At every halt there would be a crowd of visitors — men and women with eyes filled with inquisitiveness. This made the women companions feel rather uncomfortable as they had spent most of their lives in secluded places. The villagers marvelled at the parade of animals and the strange group wearing long robes and turbans. Some thought that they were a group of refugees from Pakistan, for this was the period following the partition. Some inquired if the companions belonged to a circus troupe! A few were curious about the inclusion of the donkeys with the other animals. Nowhere in India had they seen or heard of any spiritually minded group leading donkeys to a place of pilgrimage! It was extremely difficult for anyone to satisfy their curiosity.

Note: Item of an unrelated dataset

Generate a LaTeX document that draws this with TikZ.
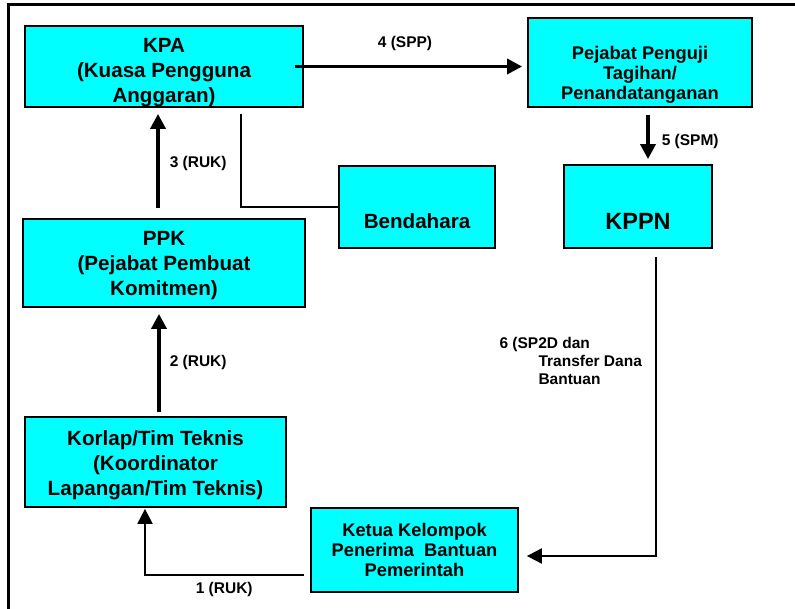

Years later, Kaka Baria, one of the companions, commented that through the animals taken with them in the New Life, Baba gave a fresh impetus to the work done for the animal kingdom in His past Advents. The white horse, according to Kaka, represented the work accomplished by Zoroaster and the cows that by Krishna. The donkeys were the medium for recharging the spiritual push given by Jesus and the camel that by Prophet Mohammad. Kaka, as Baba's dearest disciple and personal attendant, might have asked Baba about the significance of this "parade of animals" in the New Life or this might be entirely his own interpretation, I am not sure. Had Kaka told this to the villagers, some might have laughed at him and perhaps this explanation would have intrigued them all the more.

Leaving such queries apart, as soon as the villagers knew that this group was on its way to Hardwar, the famous place of pilgrimage in India, their minds and hearts would be filled with deep respect and devotion. They would ask if they could be of any help to them.